The Apple TV has only been out for a weekend, but already there’s some unofficial data about the apps that are proving popular with early adopters—and games are leading the charge. The charts in question have been compiled using real data from the App Store that, for the time being, is hidden from users. 

The new Apple TV, unlike the old one, has an OS to call its own—and that means developers have a new opportunity to explore big-screen apps, all controlled remotely from a sofa. If, when and how existing apps should be ported are questions likely being asked in many a software studio right now. 

It’s worth reiterating that these charts, put together by SlideToPlay’s Jeff Scott, aren’t set in stone—Scott himself calls the data “a little unreliable and even confusing”—but they offer enough to give a general picture of the first few days of the next-generation Apple TV. 

See also: Apple TV Gets Voice, Touch, And Its Own Operating System, tvOS 

According to the data, gaming apps are making a very strong showing for the new set-top box. Of course, there are a lot of factors at play here, not least of which is the paucity of tvOS apps in general. Nevertheless, it’s fair to say games are off to a solid start on Apple’s new box. 

Wii’ll Meet Again

No doubt many users will pick up an Apple TV box for the likes of Netflix and HBO, even if the rumored live streaming services have yet to appear, but the device’s gaming capabilities are set to be just as important. 

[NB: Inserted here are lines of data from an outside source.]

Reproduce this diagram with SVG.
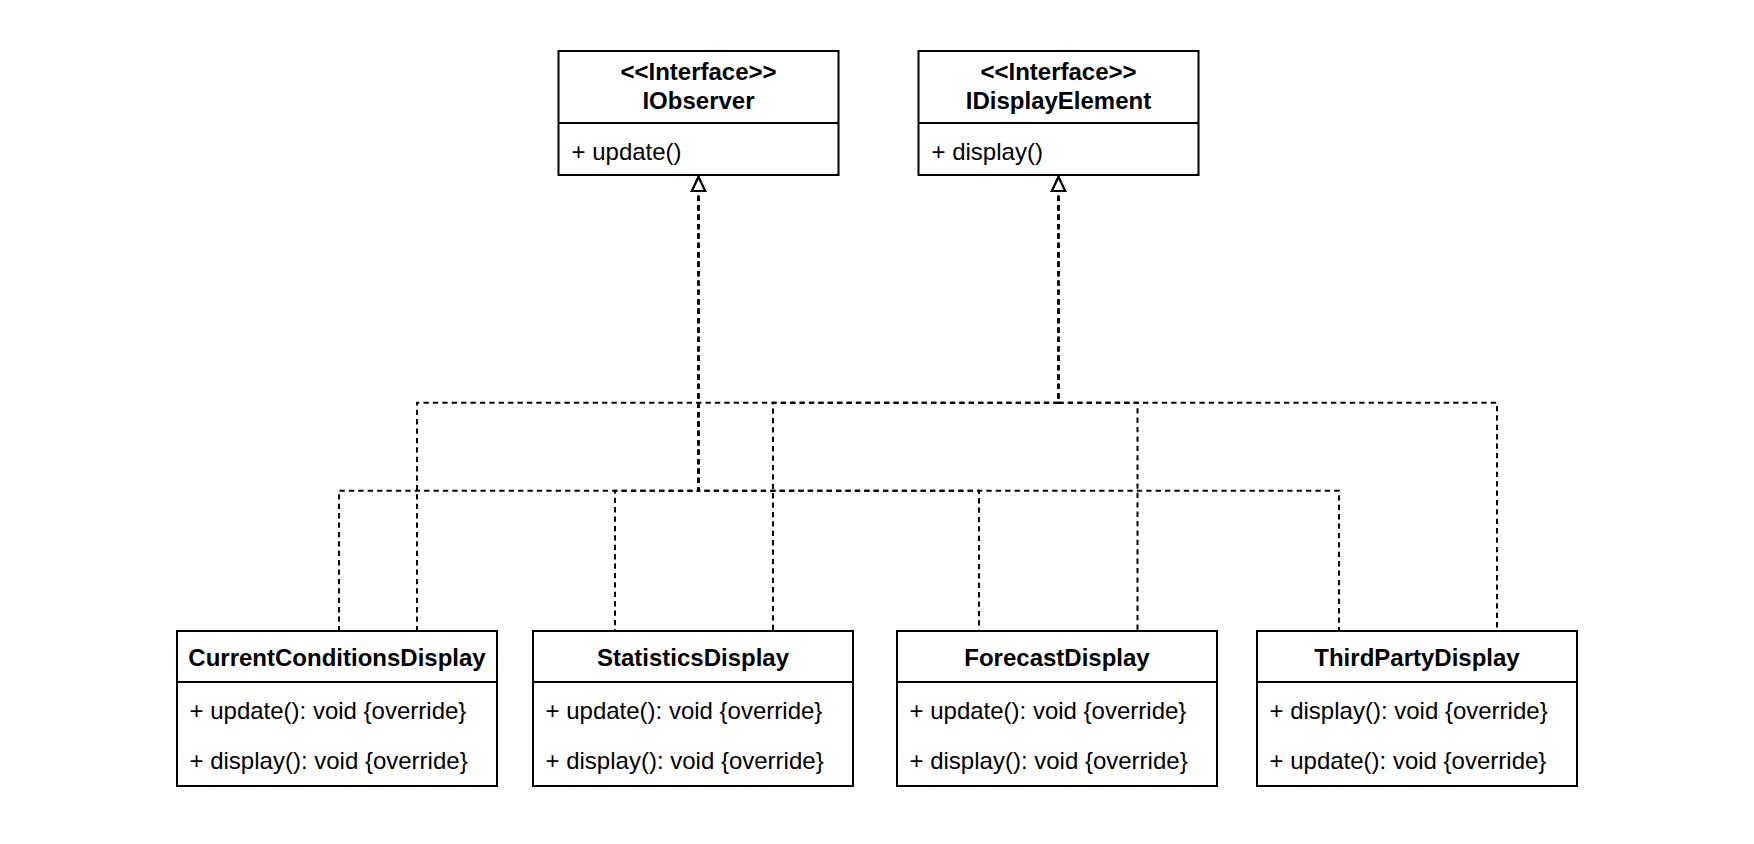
<svg xmlns="http://www.w3.org/2000/svg" width="1754" height="844" viewBox="0 0 1754 844">
<style>
.box{fill:#fff;stroke:#000;stroke-width:2}
.div{stroke:#000;stroke-width:2}
.t{font-family:"Liberation Sans",Arial,sans-serif;font-size:24px;fill:#000}
.b{font-weight:bold;text-anchor:middle}
.e{fill:none;stroke:#000;stroke-width:2;stroke-dasharray:5.3 4.1}
</style>
<defs>
<marker id="tri" markerUnits="userSpaceOnUse" markerWidth="20" markerHeight="20" viewBox="-2 -2 20 18" refX="14" refY="6.5" orient="auto-start-reverse">
<path d="M0,0 L14,6.5 L0,13 Z" fill="#fff" stroke="#000" stroke-width="2" stroke-dasharray="none"/>
</marker>
</defs>
<rect width="1754" height="844" fill="#fff"/>
<g id="connectors">
<path class="e" d="M698.5,177 V490.7 H339 V631" marker-start="url(#tri)"/>
<path class="e" d="M698.5,177 V490.7 H615 V631" marker-start="url(#tri)"/>
<path class="e" d="M698.5,177 V490.7 H979 V631" marker-start="url(#tri)"/>
<path class="e" d="M698.5,177 V490.7 H1339 V631" marker-start="url(#tri)"/>
<path class="e" d="M1058.5,177 V402.7 H417 V631" marker-start="url(#tri)"/>
<path class="e" d="M1058.5,177 V402.7 H773 V631" marker-start="url(#tri)"/>
<path class="e" d="M1058.5,177 V402.7 H1137.5 V631" marker-start="url(#tri)"/>
<path class="e" d="M1058.5,177 V402.7 H1497 V631" marker-start="url(#tri)"/>
</g>
<g id="IObserver">
<rect class="box" x="558.5" y="51" width="280" height="124"/>
<line class="div" x1="558.5" y1="123" x2="838.5" y2="123"/>
<text class="t b" x="698.5" y="80">&lt;&lt;Interface&gt;&gt;</text>
<text class="t b" x="698.5" y="109">IObserver</text>
<text class="t" x="571.5" y="159.5">+ update()</text>
</g>
<g id="IDisplayElement">
<rect class="box" x="918.5" y="51" width="280" height="124"/>
<line class="div" x1="918.5" y1="123" x2="1198.5" y2="123"/>
<text class="t b" x="1058.5" y="80">&lt;&lt;Interface&gt;&gt;</text>
<text class="t b" x="1058.5" y="109">IDisplayElement</text>
<text class="t" x="931.5" y="159.5">+ display()</text>
</g>
<g id="CurrentConditionsDisplay">
<rect class="box" x="177" y="631" width="320" height="155"/>
<line class="div" x1="177" y1="682" x2="497" y2="682"/>
<text class="t b" x="337" y="665.5">CurrentConditionsDisplay</text>
<text class="t" x="189.5" y="719">+ update(): void {override}</text>
<text class="t" x="189.5" y="769">+ display(): void {override}</text>
</g>
<g id="StatisticsDisplay">
<rect class="box" x="533" y="631" width="320" height="155"/>
<line class="div" x1="533" y1="682" x2="853" y2="682"/>
<text class="t b" x="693" y="665.5">StatisticsDisplay</text>
<text class="t" x="545.5" y="719">+ update(): void {override}</text>
<text class="t" x="545.5" y="769">+ display(): void {override}</text>
</g>
<g id="ForecastDisplay">
<rect class="box" x="897" y="631" width="320" height="155"/>
<line class="div" x1="897" y1="682" x2="1217" y2="682"/>
<text class="t b" x="1057" y="665.5">ForecastDisplay</text>
<text class="t" x="909.5" y="719">+ update(): void {override}</text>
<text class="t" x="909.5" y="769">+ display(): void {override}</text>
</g>
<g id="ThirdPartyDisplay">
<rect class="box" x="1257" y="631" width="320" height="155"/>
<line class="div" x1="1257" y1="682" x2="1577" y2="682"/>
<text class="t b" x="1417" y="665.5">ThirdPartyDisplay</text>
<text class="t" x="1269.5" y="719">+ display(): void {override}</text>
<text class="t" x="1269.5" y="769">+ update(): void {override}</text>
</g>
</svg>
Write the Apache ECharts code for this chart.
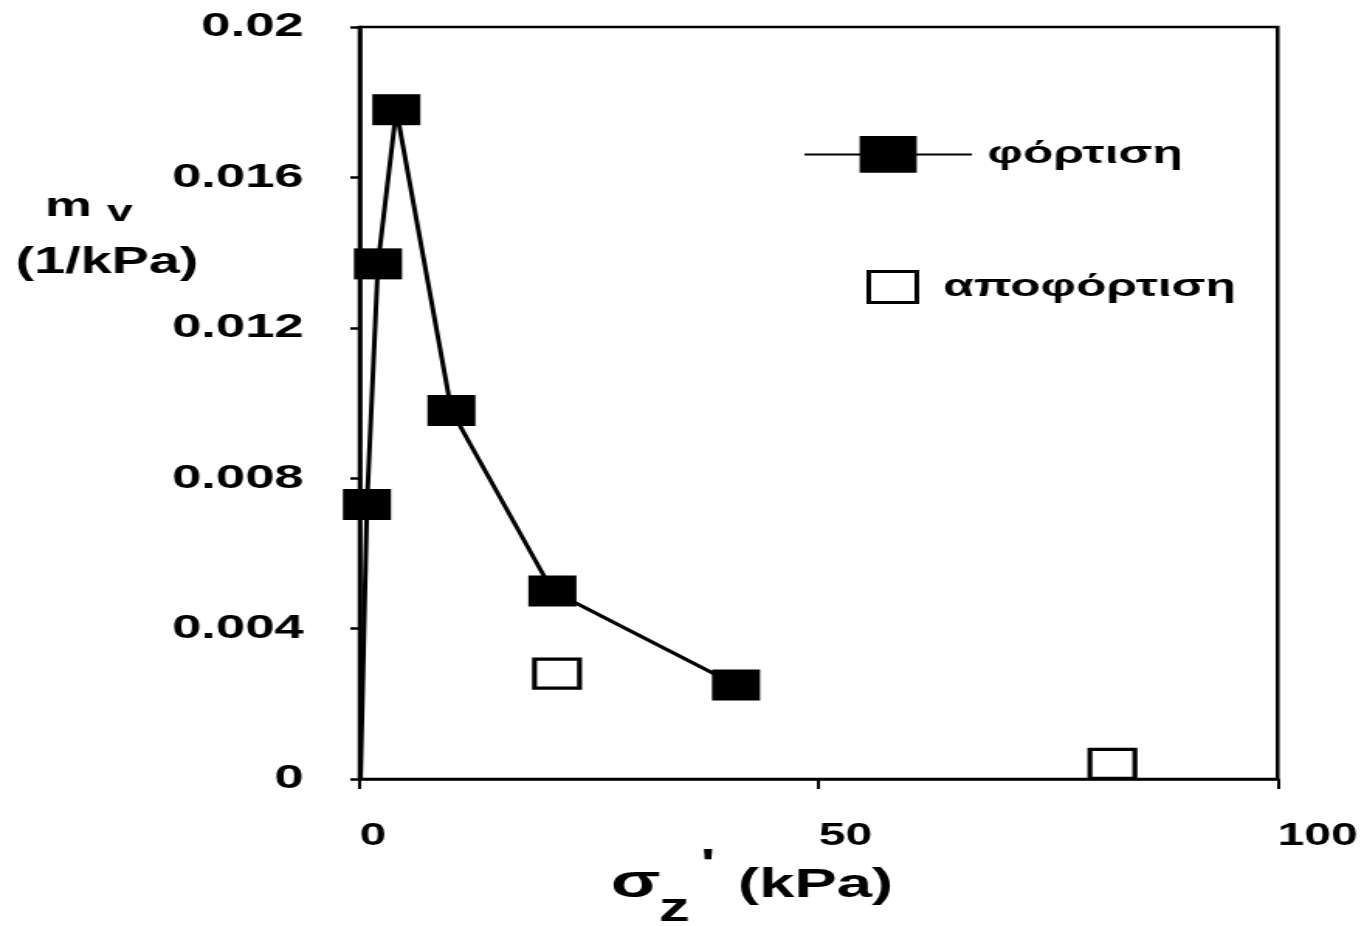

The top 10 paid apps overall, according to Apple’s data and SlideToPlay’s chart, are as follows: 

1 – Beat Sports (Apple TV Only)
by Harmonix Games LLC
Price: US $9.99

2 – SimpleX – for Plex (Apple TV Only)
by Homegrown Software Ltd
Price: US $2.99

3 – Galaxy on Fire – Manticore RISING (Apple TV Only)
Price: US $5.99

4 – Lumino City (+ Universal)
by State of Play Games
Price: US $4.99

5 – Does not Commute TV (Apple TV Only)
by Mediocre AB
Price: US $2.99 :: MFi Game Controller Support

6 – Alto’s Adventure (+ Universal)
by Snowman
Price: US $2.99 :: MFi Game Controller Support

7 – Battle Supremacy: Evolution (+ Universal)
by Atypical Games
Price: US $4.99 :: MFi Game Controller Support

8 – Geometry Wars 3: Dimensions Evolved(+ Universal)
by Activision Publishing, Inc.
Price: US $9.99 :: MFi Game Controller Support

9 – CARROT Weather: Talking Forecast Robot (Apple TV Only)
by Grailr LLC
Price: US $3.99

10 – Air Video TV (Apple TV Only)
by Bit Cave Ltd.
Price: US $3.99

Of this list of paid apps, nine are games. In the top 10 list for free apps, the top two are games. (There are three games on the list total.) Beat Sports (an Apple TV exclusive) is leading the way on the paid charts, with Rayman Adventures (another exclusive) top of the pile for free titles. That’s from a library of around a thousand apps currently available for the fledgling tvOS. 

With the stick-like, motion-sensitive remote you get with the device—plus the fact that a basic sports game is currently the best-seller on the Apple TV—the Nintendo Wii comes immediately to mind: Another lightweight gaming machine that sits in the living room and offers a casual gaming experience the whole family can enjoy.

Don’t forget the Wii was a huge hit in its day, and nothing has quite filled the void since it became obsolete and interest in it petered out.

Google, of course, has been busy taking its own aim at casual living-room gaming with its various TV platforms: The latest Nexus set-top box and Chromecast TV stick allow for some Wii-like gaming using Android phones and even watches. 

For Apple, its lean-back, remote-controlled nature of the tvOS interface makes it much more suitable for blasting aliens than, say, browsing Facebook, and a bundle of useful iOS technologies like Metal and Game Center are included in the tvOS developers kit as well.

Apple’s newest device is unlikely to threaten Xbox or PlayStation sales in significant numbers, since hardcore gamers will stick with their console boxes or PC games. But casual gamers, many of whom rely on tablets and smartphones for single-player action, may welcome an easy way to share with friends or the whole family. 

With that in mind, mobile game developers may want to broaden their reach to include Apple’s latest. With the option to make universal games that run across iOS and tvOS, Apple obviously wants to tempt coders in. With a strong selection of titles to pick from, the Apple TV could be as much about the games as movies and videos.